Citizen journalism in the United States and citizen journalism around the world serve two completely different purposes and accomplish different goals. In the US, we’re lucky enough to have freedom of speech and the ability to publish news (or whatever people consider to be news), whenever we want. Unfortunately, this isn’t the case in other countries across the world.
Consider places like North Korea, where television is state-run, and television and radio sets must be registered with the police, and are pre-tuned to government channels and stations. Although this is just one example, it makes it nearly impossible for news to funnel in and out of the country. Egypt has a limited number of television stations, and a few were ordered to cease service as repercussions for a military coup that happened in July 2013.
These may be just a few examples, but certainly opens up a wide opportunity for citizen journalism to step in and fill a big void in the media cycle. During the 2011 Arab Spring, camera phones were the easiest and fastest way to get news out of the Middle East. Started in Tunisia, anti-government protests quickly spread to other Middle Eastern countries. During this conflict, camera phones became the main thoroughfare for news. As noted by The Guardian, Al-Jazeera’s citizen media service had over 1,000 entries a day of happenings during Egyptian President Hosni Mubarack’s removal.
Numbers like that don’t lie. No matter where someone is in the world, they have the ability to tell a story. Especially in places where media is largely restricted, the news that does escape is largely citizen journalist based. “Regular” media is largely banned, especially during uprisings and military missions, to put even stricter control on the already frowned-upon media.
International relations are incredibly important to the United States and our democracy, so keeping tabs on other countries stability is something the government and country monitor closely. This is why, when things happen, like the capture of Saddam Hussein, Occupy Wallstreet, the Arab Spring, and most recently Typhoon Haiyan, dominate the news and social media. People across the world bring issues to light, whether they’re humanitarian, civil, governmental, or other, that we, in the US, would otherwise not know much about.
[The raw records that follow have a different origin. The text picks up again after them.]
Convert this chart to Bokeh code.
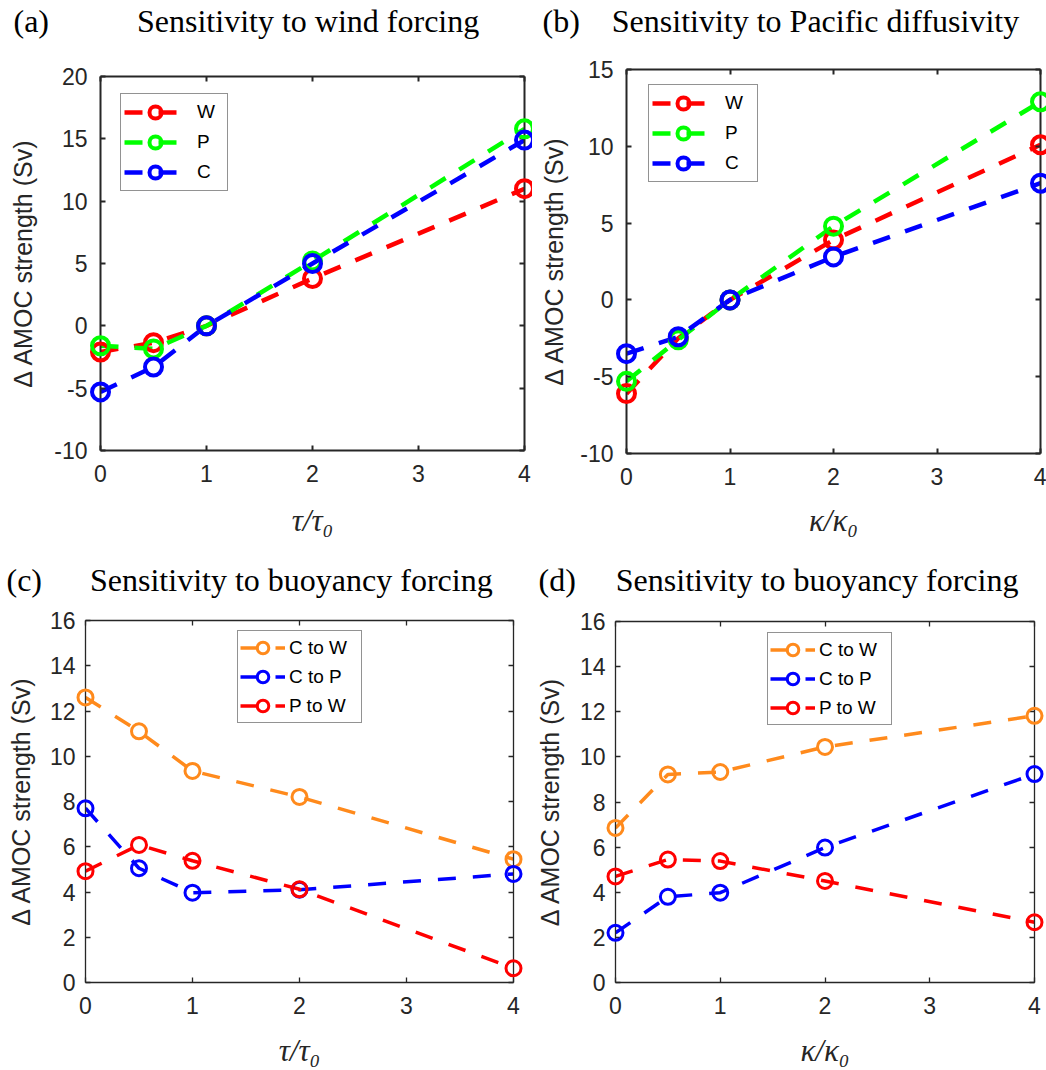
from bokeh.plotting import figure
from bokeh.layouts import column, row
from bokeh.models import LinearAxis, FixedTicker, Legend, LegendItem, Range1d
from bokeh.embed import file_html
from bokeh.resources import INLINE

# ---------------- data ----------------
x_vals = [0, 0.5, 1, 2, 4]
x_ticks = [0, 1, 2, 3, 4]

# (a) sensitivity to wind forcing
a_W = [-2.1, -1.35, 0, 3.8, 11.0]
a_P = [-1.6, -1.85, 0, 5.2, 15.8]
a_C = [-5.3, -3.3, 0, 5.0, 14.9]
a_yticks = [-10, -5, 0, 5, 10, 15, 20]

# (b) sensitivity to Pacific diffusivity
b_W = [-6.1, -2.5, 0, 3.9, 10.1]
b_P = [-5.3, -2.6, 0, 4.8, 12.9]
b_C = [-3.5, -2.4, 0, 2.8, 7.6]
b_yticks = [-10, -5, 0, 5, 10, 15]

# (c) sensitivity to buoyancy forcing (vs tau)
c_CW = [12.6, 11.1, 9.35, 8.2, 5.45]
c_CP = [7.7, 5.05, 3.97, 4.1, 4.8]
c_PW = [4.92, 6.08, 5.38, 4.12, 0.63]

# (d) sensitivity to buoyancy forcing (vs kappa)
d_CW = [6.85, 9.22, 9.33, 10.44, 11.82]
d_CP = [2.2, 3.8, 3.98, 5.98, 9.24]
d_PW = [4.7, 5.45, 5.38, 4.5, 2.67]
cd_yticks = [0, 2, 4, 6, 8, 10, 12, 14, 16]

names_ab = ["W", "P", "C"]
names_cd = ["C to W", "C to P", "P to W"]
cols_ab = ["#ff0000", "#00ff00", "#0000ff"]
cols_cd = ["#ff8a1c", "#0000ff", "#ff0000"]

titles = ["Sensitivity to wind forcing", "Sensitivity to Pacific diffusivity",
          "Sensitivity to buoyancy forcing", "Sensitivity to buoyancy forcing"]
tags = ["(a)", "(b)", "(c)", "(d)"]
xlabels = ["τ/τ₀", "κ/κ₀", "τ/τ₀", "κ/κ₀"]
ylabel = "Δ AMOC strength (Sv)"

AX = "#262626"
SANS = "Liberation Sans"
SERIF = "Liberation Serif"
NB = "\u00a0"


def style_axis(ax, alw, size, standoff):
    ax.axis_line_color = AX
    ax.axis_line_width = alw
    ax.major_tick_line_color = AX
    ax.major_tick_line_width = alw
    ax.major_tick_in = 5
    ax.major_tick_out = 0
    ax.minor_tick_line_color = None
    ax.major_label_text_font = SANS
    ax.major_label_text_font_size = size
    ax.major_label_text_color = AX
    ax.major_label_standoff = standoff


def panel(idx, w, h, bl, br, bt, bb, y0, y1, yticks, series, cols, names,
          lw, ms, mlw, dash, leg_xy, glyph_w, glyph_h, pad, lab_w, lab_standoff,
          alw, ylab_standoff, ytick_standoff, n_mid, title_offset, spacer,
          xlab_standoff):
    p = figure(width=w, height=h, output_backend="svg", toolbar_location=None,
               x_range=Range1d(0, 4), y_range=Range1d(y0, y1),
               min_border_left=bl, min_border_right=br,
               min_border_top=bt, min_border_bottom=bb,
               title=tags[idx] + NB * n_mid + titles[idx])
    p.title.align = "left"
    p.title.offset = title_offset
    p.title.standoff = 0
    p.title.vertical_align = "bottom"
    p.title.text_font = SERIF
    p.title.text_font_size = "32px"
    p.title.text_font_style = "normal"
    p.title.text_color = "black"

    p.outline_line_color = None
    p.xgrid.visible = False
    p.ygrid.visible = False
    p.background_fill_color = "white"
    p.border_fill_color = "white"

    p.xaxis.ticker = FixedTicker(ticks=x_ticks)
    p.yaxis.ticker = FixedTicker(ticks=yticks)
    p.yaxis.major_label_overrides = {t: str(t) for t in yticks}
    style_axis(p.xaxis[0], alw, "23px", 14)
    style_axis(p.yaxis[0], alw, "23px", ytick_standoff)
    p.yaxis.axis_label = ylabel
    p.yaxis.axis_label_text_font = SANS
    p.yaxis.axis_label_text_font_size = "25px"
    p.yaxis.axis_label_text_font_style = "normal"
    p.yaxis.axis_label_text_color = AX
    p.yaxis.axis_label_standoff = ylab_standoff

    p.xaxis.axis_label = xlabels[idx]
    p.xaxis.axis_label_text_font = SERIF
    p.xaxis.axis_label_text_font_size = "31px"
    p.xaxis.axis_label_text_font_style = "italic"
    p.xaxis.axis_label_text_color = AX
    p.xaxis.axis_label_standoff = xlab_standoff

    top = LinearAxis(ticker=FixedTicker(ticks=x_ticks),
                     major_label_overrides={t: "" for t in x_ticks})
    right = LinearAxis(ticker=FixedTicker(ticks=yticks),
                       major_label_overrides={t: "" for t in yticks})
    style_axis(top, alw, "1px", 0)
    style_axis(right, alw, "1px", 0)
    # blank, tiny label on the mirrored top axis: keeps the title clear of the frame
    top.axis_label = NB
    top.axis_label_text_font_size = "1px"
    top.axis_label_standoff = spacer
    p.add_layout(top, "above")
    p.add_layout(right, "right")

    items = []
    for ys, c, n in zip(series, cols, names):
        lr = p.line(x_vals, ys, line_color=c, line_width=lw, line_dash=dash)
        sr = p.scatter(x_vals, ys, marker="circle", size=ms, line_color=c,
                       line_width=mlw, fill_color=None, level="overlay")
        items.append(LegendItem(label=n, renderers=[lr, sr]))

    leg = Legend(items=items, location=leg_xy, orientation="vertical",
                 glyph_width=glyph_w, glyph_height=glyph_h, padding=pad,
                 spacing=0, margin=0, label_width=lab_w, label_standoff=lab_standoff,
                 label_text_font=SANS, label_text_font_size="19px",
                 label_text_color="black", label_text_baseline="middle",
                 border_line_color=AX, border_line_width=1,
                 background_fill_color="white", background_fill_alpha=1.0)
    p.add_layout(leg)
    return p


pa = panel(0, 532, 540, 100, 8, 76, 89, -10, 20, a_yticks, [a_W, a_P, a_C], cols_ab, names_ab,
           4.5, 17, 4, "18 16", (20, 259), 62, 30, 3, 27, 11,
           2, 14, 13, 11, -87, 34, 18)

pb = panel(1, 514, 540, 94, 6, 69, 84, -10, 15, b_yticks, [b_W, b_P, b_C], cols_ab, names_ab,
           4.5, 17, 4, "18 16", (22, 271), 62, 30, 3, 29, 11,
           2, 9, 13, 4, -84, 27, 15)

pc = panel(2, 532, 530, 85, 19, 80, 87, 0, 16, cd_yticks, [c_CW, c_CP, c_PW], cols_cd, names_cd,
           3.5, 15, 3, "18 17", (152, 259), 45, 29, 2, 70, 4,
           1.3, 12, 10, 6, -79, 19, 16)

pd_ = panel(3, 514, 530, 77, 12, 81, 87, 0, 16, cd_yticks, [d_CW, d_CP, d_PW], cols_cd, names_cd,
            3.5, 15, 3, "18 17", (152, 257), 45, 29, 2, 70, 4,
            1.3, 13, 10, 5, -77, 20, 16)

layout = column(row(column(pa), column(pb), spacing=0),
                row(column(pc), column(pd_), spacing=0), spacing=0)

open("out.html", "w").write(file_html(layout, INLINE))
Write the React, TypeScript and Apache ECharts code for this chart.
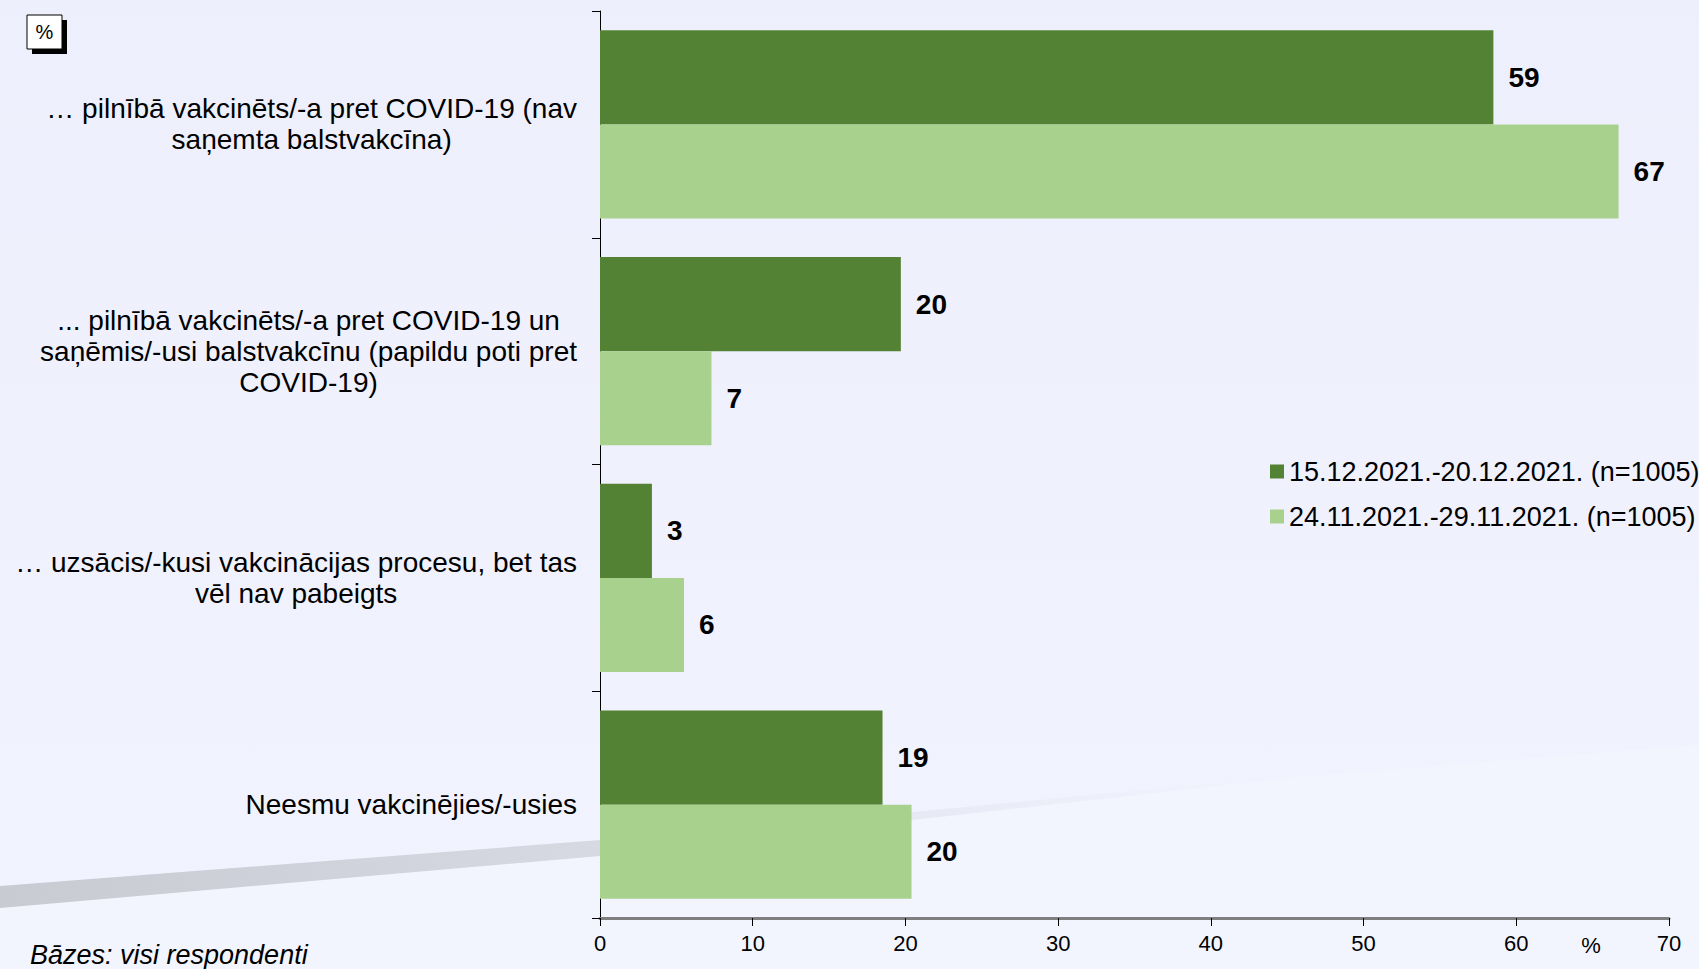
import React, { useEffect, useRef } from "react";
import * as echarts from "echarts";

const categories: string[] = [
  "… pilnībā vakcinēts/-a pret COVID-19 (nav\nsaņemta balstvakcīna)",
  "... pilnībā vakcinēts/-a pret COVID-19 un\nsaņēmis/-usi balstvakcīnu (papildu poti pret\nCOVID-19)",
  "… uzsācis/-kusi vakcinācijas procesu, bet tas\nvēl nav pabeigts",
  "Neesmu vakcinējies/-usies",
];
const seriesNames: string[] = [
  "15.12.2021.-20.12.2021. (n=1005)",
  "24.11.2021.-29.11.2021. (n=1005)",
];
const valuesDec: number[] = [58.5, 19.7, 3.4, 18.5];
const valuesNov: number[] = [66.7, 7.3, 5.5, 20.4];
const xMin = 0;
const xMax = 70;
const xInterval = 10;
const unitLabel = "%";
const baseNote = "Bāzes: visi respondenti";

const FONT = "'Liberation Sans', Arial, sans-serif";

export default function App() {
  const ref = useRef<HTMLDivElement>(null);
  useEffect(() => {
    if (!ref.current) return;
    const chart = echarts.init(ref.current, null, { renderer: "svg" });
    const labelStyle = {
      show: true,
      position: "right",
      distance: 15,
      formatter: (p: any) => String(Math.round(p.value)),
      fontFamily: FONT,
      fontWeight: "bold",
      fontSize: 28,
      color: "#000",
    };
    chart.setOption({
      animation: false,
      backgroundColor: {
        type: "linear", x: 0, y: 0, x2: 0, y2: 1,
        colorStops: [
          { offset: 0, color: "#EEEFFC" },
          { offset: 1, color: "#F1F3FE" },
        ],
      },
      textStyle: { fontFamily: FONT },
      grid: { left: 600, right: 30, top: 11, bottom: 51, containLabel: false },
      legend: {
        data: seriesNames,
        orient: "vertical",
        left: 1270,
        top: 458,
        padding: 0,
        itemWidth: 14,
        itemHeight: 14,
        itemGap: 18,
        icon: "rect",
        textStyle: { fontFamily: FONT, fontSize: 27, lineHeight: 27, color: "#000", padding: [0, 0, 0, 0] },
      },
      xAxis: {
        type: "value",
        min: xMin,
        max: xMax,
        interval: xInterval,
        splitLine: { show: false },
        axisLine: { show: true, lineStyle: { color: "#7F7F7F", width: 3 } },
        axisTick: { show: true, length: 8, lineStyle: { color: "#000", width: 1 } },
        axisLabel: { fontFamily: FONT, fontSize: 22, color: "#000", margin: 14 },
      },
      yAxis: {
        type: "category",
        inverse: true,
        data: categories,
        axisLine: { show: true, lineStyle: { color: "#000", width: 1 } },
        axisTick: { show: true, length: 8, lineStyle: { color: "#000", width: 1 } },
        axisLabel: {
          margin: 23,
          align: "right",
          formatter: (v: string) => v.split("\n").map((l) => `{c|${l}}`).join("\n"),
          rich: {
            c: { align: "center", fontFamily: FONT, fontSize: 28, lineHeight: 31, color: "#000" },
          },
        },
      },
      series: [
        {
          name: seriesNames[0],
          type: "bar",
          data: valuesDec,
          barGap: "0%",
          barCategoryGap: "17%",
          itemStyle: { color: "#548235" },
          label: labelStyle,
        },
        {
          name: seriesNames[1],
          type: "bar",
          data: valuesNov,
          barGap: "0%",
          barCategoryGap: "17%",
          itemStyle: { color: "#A9D18E" },
          label: labelStyle,
        },
      ],
      graphic: [
        {
          type: "polygon",
          z: -2,
          silent: true,
          shape: { points: [[0, 908], [600, 856], [913, 820], [1300, 777], [1699, 745], [1699, 969], [0, 969]] },
          style: { fill: "#F3F5FE" },
        },
        {
          type: "polygon",
          z: -1,
          silent: true,
          shape: {
            points: [[0, 886], [600, 840], [913, 812], [1300, 775], [1300, 777], [913, 820], [600, 856], [0, 908]],
          },
          style: {
            fill: {
              type: "linear", x: 0, y: 0, x2: 1, y2: 0,
              colorStops: [
                { offset: 0, color: "#C9CBD3" },
                { offset: 0.45, color: "#D6D8E2" },
                { offset: 0.7, color: "#E6E8F3" },
                { offset: 1, color: "rgba(238,240,252,0)" },
              ],
            },
          },
        },
        {
          type: "rect",
          silent: true,
          shape: { x: 32, y: 20, width: 35, height: 34 },
          style: { fill: "#000" },
        },
        {
          type: "rect",
          silent: true,
          shape: { x: 27, y: 15, width: 35, height: 34 },
          style: { fill: "#fff", stroke: "#000", lineWidth: 1 },
        },
        {
          type: "text",
          silent: true,
          x: 44.5,
          y: 32,
          style: { text: "%", fontFamily: FONT, fontSize: 20, fill: "#000", align: "center", verticalAlign: "middle" },
        },
        {
          type: "text",
          silent: true,
          x: 1591,
          y: 945,
          style: { text: unitLabel, fontFamily: FONT, fontSize: 22, fill: "#000", align: "center", verticalAlign: "middle" },
        },
        {
          type: "text",
          silent: true,
          x: 30,
          y: 955,
          style: { text: baseNote, fontFamily: FONT, fontSize: 27, fontStyle: "italic", fill: "#000", align: "left", verticalAlign: "middle" },
        },
      ],
    });
    return () => chart.dispose();
  }, []);
  return <div ref={ref} style={{ position: "fixed", left: 0, top: 0, width: 1699, height: 969 }} />;
}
I believe that everyone has a story to tell. In places of a more oppressed nature, where media isn’t freely available and restrictions are placed on nearly all activities, there could be a desire to get the content out there. Smartphones, social media, and blogs are just a few ways in which citizen journalism has made an impact in overseas diplomacy. There may not be more emphasis on citizen journalism across the world, but it serves a completely different purpose in a lot of cases.